To get rid of ants in the kitchen, set out slow-acting bait on their trail and cut off every food and water source they’re after — then wipe down the scent trails and seal where they’re entering. Don’t spray the line of ants on your counter: it kills the foragers but leaves the colony intact, so they keep coming back.

Key Takeaways

  • Bait on the trail is the fix — workers carry it back and kill the colony.
  • Don’t spray the counter trail — it only kills foragers and can make the colony split.
  • Seal and store all food, including pet food, and clean crumbs and spills fast.
  • Erase the scent trail with soapy water or vinegar so followers lose the path.
  • Find and seal the entry point — usually a crack near a window, pipe, or baseboard.

Why ants invade the kitchen

The kitchen has everything an ant colony sends scouts to find: sugar, grease, crumbs, and water. When a scout finds a food source, it lays an invisible pheromone trail back to the nest, and soon a column of workers is following it to your counter. That trail — not dirtiness — is why ants seem to appear out of nowhere and in a line (University of California IPM: Ants).

The kitchen ant plan

1. Bait the trail (don’t clean it up yet)

Place a slow-acting ant bait right where you see the ants traveling.

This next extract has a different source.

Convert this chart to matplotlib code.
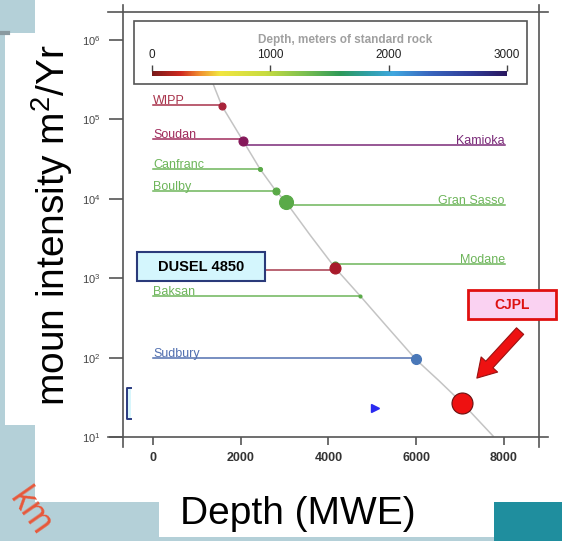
import matplotlib
matplotlib.use("Agg")
from matplotlib import pyplot as plt
from matplotlib.patches import Rectangle
from matplotlib.colors import LinearSegmentedColormap
from matplotlib.transforms import offset_copy
import numpy as np

plt.rcParams['font.family'] = ['Liberation Sans', 'DejaVu Sans']
plt.rcParams['mathtext.default'] = 'regular'

W, H = 562, 541

# grey depth-intensity line
curve_depth = [1370, 1570, 2050, 2440, 2800, 3030, 3580, 4150, 4720, 5360, 5990, 6520, 7040, 7750]
curve_intensity = [2.8e5, 1.48e5, 5.4e4, 2.37e4, 1.26e4, 9.1e3, 3.5e3, 1.35e3, 6.0e2, 2.36e2, 9.5e1, 5.1e1, 2.7e1, 1.03e1]

# labs with the name on the left, leader line from 0 to the lab
left_sites = ['WIPP', 'Soudan', 'Canfranc', 'Boulby', 'Baksan', 'Sudbury']
left_depth = [1573, 2051, 2439, 2803, 4718, 5994]
left_level = [1.52e5, 5.66e4, 2.37e4, 1.25e4, 5.97e2, 9.9e1]
left_colors = ['#a8324a', '#a02c5c', '#6db55a', '#6db55a', '#6db55a', '#5270b0']

# labs with the name on the right, leader line from the lab to 8000
right_sites = ['Kamioka', 'Gran Sasso', 'Modane']
right_depth = [2051, 3031, 4148]
right_level = [4.76e4, 8.36e3, 1.51e3]
right_colors = ['#7a2a78', '#6db55a', '#6db55a']
right_end = 8020

# dots on the curve
dot_depth = [1573, 2051, 2439, 2803, 3031, 4148, 4148, 4718, 5994, 7043]
dot_intensity = [1.48e5, 5.4e4, 2.37e4, 1.26e4, 9.1e3, 1.45e3, 1.35e3, 6.0e2, 9.5e1, 2.7e1]
dot_size = [7, 9, 4, 7, 14, 7, 11, 3, 10, 21]
dot_colors = ['#a8233a', '#85185a', '#5aaa48', '#5aaa48', '#5aaa48', '#4aa040',
              '#a81a2a', '#5aaa48', '#4a78b8', '#ee1111']

dusel_depth = [2553, 4148]
dusel_level = [1.27e3, 1.27e3]

triangle_depth = [5060]
triangle_intensity = [23]

x_ticks = [0, 2000, 4000, 6000, 8000]
y_ticks = [1e1, 1e2, 1e3, 1e4, 1e5, 1e6]
y_ticklabels = ['$10^{1}$', '$10^{2}$', '$10^{3}$', '$10^{4}$', '$10^{5}$', '$10^{6}$']
cbar_ticks = [0, 1000, 2000, 3000]
cbar_colors = [(0.0, '#7a1a1a'), (0.08, '#d02a20'), (0.13, '#f08a30'), (0.19, '#f2e640'),
               (0.32, '#c8dc40'), (0.43, '#7cc050'), (0.53, '#2e9a58'), (0.61, '#30a0a8'),
               (0.68, '#40a8e0'), (0.78, '#3a68c0'), (0.9, '#303c98'), (1.0, '#2a1860')]


def px_axes(fig, x0, y0, x1, y1):
    return fig.add_axes([x0 / W, 1 - y1 / H, (x1 - x0) / W, (y1 - y0) / H])


fig = plt.figure(figsize=(W / 100, H / 100), dpi=100)
fig.patch.set_facecolor('#b4d0d8')

# slide background
bg = fig.add_axes([0, 0, 1, 1], zorder=0)
bg.set_xlim(0, W)
bg.set_ylim(H, 0)
bg.axis('off')
bg.add_patch(Rectangle((5, 33), 105, 392, color='white', lw=0))
bg.add_patch(Rectangle((35, 0), 527, 502, color='white', lw=0))
bg.add_patch(Rectangle((159, 485), 335, 52, color='white', lw=0))
bg.add_patch(Rectangle((494, 502), 68, 39, color='#1f8e9e', lw=0))
bg.plot([0, 8], [33, 33], color='#8a9aa0', lw=3)
bg.text(30, 512, 'km', rotation=-55, color='#e8583a', fontsize=26,
        ha='center', va='center')

# main chart
ax = px_axes(fig, 123, 12, 539, 437)
ax.set_zorder(1)
ax.patch.set_visible(False)
ax.set_yscale('log')
ax.set_xlim(-684, 8798)
ax.set_ylim(10, 10 ** 6.353)
for s in ax.spines.values():
    s.set_visible(False)

frame = dict(color='#555555', lw=1.2, transform=ax.transAxes, clip_on=False, zorder=3)
ax.plot([-0.036, 1.022], [0, 0], **frame)
ax.plot([-0.036, 1.022], [1, 1], **frame)
ax.plot([0, 0], [-0.024, 1.017], **frame)
ax.plot([1, 1], [-0.024, 1.017], **frame)

ax.set_xticks(x_ticks)
ax.set_xticklabels([str(v) for v in x_ticks], fontweight='bold')
ax.set_yticks(y_ticks)
ax.set_yticklabels(y_ticklabels)
ax.minorticks_off()
ax.tick_params(axis='x', direction='out', length=5.5, width=1.2, color='#555555',
               pad=5, labelsize=9, labelcolor='#333333')
ax.tick_params(axis='y', direction='out', length=10, width=1.2, color='#555555',
               pad=6, labelsize=8, labelcolor='#444444')

ax.plot(curve_depth, curve_intensity, color='#c4c4c4', lw=1.1, zorder=2)

# leader lines and labels
lift = offset_copy(ax.transData, fig=fig, x=0, y=1, units='points')
for name, d, lv, c in zip(left_sites, left_depth, left_level, left_colors):
    ax.plot([0, d], [lv, lv], color=c, lw=1.1, zorder=2)
    ax.text(0, lv, name, color=c, fontsize=9, ha='left', va='baseline', transform=lift)
for name, d, lv, c in zip(right_sites, right_depth, right_level, right_colors):
    ax.plot([d, right_end], [lv, lv], color=c, lw=1.1, zorder=2)
    ax.text(right_end, lv, name, color=c, fontsize=9, ha='right', va='baseline',
            transform=lift)
ax.plot(dusel_depth, dusel_level, color='#b45868', lw=1.3, zorder=2)

for d, v, sz, c in zip(dot_depth, dot_intensity, dot_size, dot_colors):
    ec = '#661010' if c == '#ee1111' else c
    ax.plot(d, v, 'o', ms=sz * 0.72, color=c, mec=ec, mew=0.8, zorder=4)

ax.plot(triangle_depth, triangle_intensity, '>', ms=6, color='#2a2af0', zorder=4)

# bracket piece on the left
ax.plot([-501, -593, -593, -501], [41.4, 41.4, 16.9, 16.9], color='#2a3a80', lw=1.4,
        zorder=4)
ax.add_patch(Rectangle((-593, 16.9), 92, 24.5, fc='#d8f6fc', lw=0, zorder=3))

# DUSEL label box
ax.add_patch(Rectangle((-365, 922), 2918, 1218, fc='#d4f6fd', ec='#2a3a7a', lw=1.5,
                       zorder=5, clip_on=False))
ax.text(1094, 1403, 'DUSEL 4850', fontsize=10.5, fontweight='bold', ha='center',
        va='center', zorder=6)

# CJPL label box and arrow
ax.add_patch(Rectangle((7179, 306), 2006, 404, fc='#fad2f2', ec='#e01010', lw=2,
                       zorder=5, clip_on=False))
ax.text(8182, 466, 'CJPL', fontsize=10, fontweight='bold', color='#dd1111',
        ha='center', va='center', zorder=6, clip_on=False)
ax.annotate('', xy=(7339, 52), xytext=(8410, 229), annotation_clip=False,
            arrowprops=dict(arrowstyle='simple,head_width=1.15,head_length=0.95,tail_width=0.5',
                            mutation_scale=14, fc='#ee1111', ec='#991111', lw=0.8),
            zorder=6)

# colour scale box
ax.add_patch(Rectangle((0.0264, 0.8306), 0.945, 0.148, transform=ax.transAxes,
                       fc='white', ec='#555555', lw=1.2, zorder=5))
fig.text(345 / W, 1 - 40 / H, 'Depth, meters of standard rock', color='#a0a0a0',
         fontsize=8.5, fontweight='bold', ha='center', va='center', zorder=10)

cmap = LinearSegmentedColormap.from_list('depth', cbar_colors)
cax = px_axes(fig, 152, 71, 507, 76)
cax.set_zorder(3)
cax.imshow(np.linspace(0, 1, 256)[None, :], cmap=cmap, aspect='auto',
           extent=[0, 3000, 0, 1])
cax.set_xlim(0, 3000)
cax.set_yticks([])
for s in cax.spines.values():
    s.set_visible(False)
cax.xaxis.set_ticks_position('top')
cax.set_xticks(cbar_ticks)
cax.set_xticklabels([str(v) for v in cbar_ticks])
cax.tick_params(axis='x', direction='out', length=4, width=1, color='#444444',
                pad=3, labelsize=8.5, labelcolor='#222222')

# axis titles on the slide
fig.text(52 / W, 1 - 225 / H, 'moun intensity m$^2$/Yr', rotation=90, fontsize=28,
         ha='center', va='center')
fig.text(298 / W, 1 - 524 / H, 'Depth (MWE)', fontsize=28, ha='center', va='baseline')

fig.savefig('out.png', dpi=100)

It’s counterintuitive, but let the ants swarm it — they’re carrying the bait home to the queen and the rest of the nest. Avoid spraying or wiping the bait area; you want delivery to continue for several days until the colony collapses.

If the ants ignore a sweet bait, switch to a protein- or grease-based one. Kitchen ants change their cravings seasonally, and matching the bait to what they want makes all the difference.

2. Remove the food and water

While the bait works, take away every reason to return:

  • Store food in sealed containers — pantry staples, sugar, honey, and especially open or sticky items.
  • Wipe counters and the stovetop after every meal, and sweep up crumbs.
  • Don’t leave dishes, pet food, or pet water out overnight.
  • Fix drips and dry the sink — a water source alone will keep ants interested.
  • Take out the trash in a sealed bin and rinse recyclables.

3. Erase the scent trail

Once the bait has done its work (or alongside it), wipe the ants’ path with soapy water or a vinegar-water solution. This removes the pheromone trail so new foragers can’t follow the route. Do this after baiting, not instead of it.

4. Seal the entry point

Follow the trail to where ants enter — often a gap around a window, under the sink near a pipe, or a baseboard crack — and caulk it. Sealing entry points keeps the next scouting party out.

Identify before you escalate

Most kitchen ants are small “sugar ants” (odorous house ants or pavement ants) that bait clears easily. If you see large ants and signs of wood damage, you may have carpenter ants, which point to a moisture problem and a different approach — see the full guide to getting rid of ants. Ants also love damp rooms, so a kitchen problem can travel with a bathroom ant problem.

Frequently Asked Questions

How do I get rid of ants in my kitchen fast?

Bait the trail and remove all food and water access the same day. Bait isn’t instant, but it eliminates the colony within days, which is the only way to make them stop coming. Spraying the visible ants is faster-looking but doesn’t solve it.

Why do I have ants in my kitchen when it’s clean?

Ants follow scent trails laid by scouts, and even a clean kitchen has moisture and tiny food traces that attract them. A single crumb, a sticky jar, or a leaky faucet is enough. It’s about scent trails and resources, not just cleanliness.

Should I kill the ants I see on the counter?

No — if you’ve baited, let them carry the bait home. Wiping or spraying the visible trail removes the workers that spread the poison to the colony. Erase the trail only after the bait has done its job.

What kills ants in the kitchen naturally?

Vinegar erases their scent trails, and diatomaceous earth kills slowly where they travel — both support control. But to actually eliminate the colony, slow-acting bait is far more reliable than home remedies.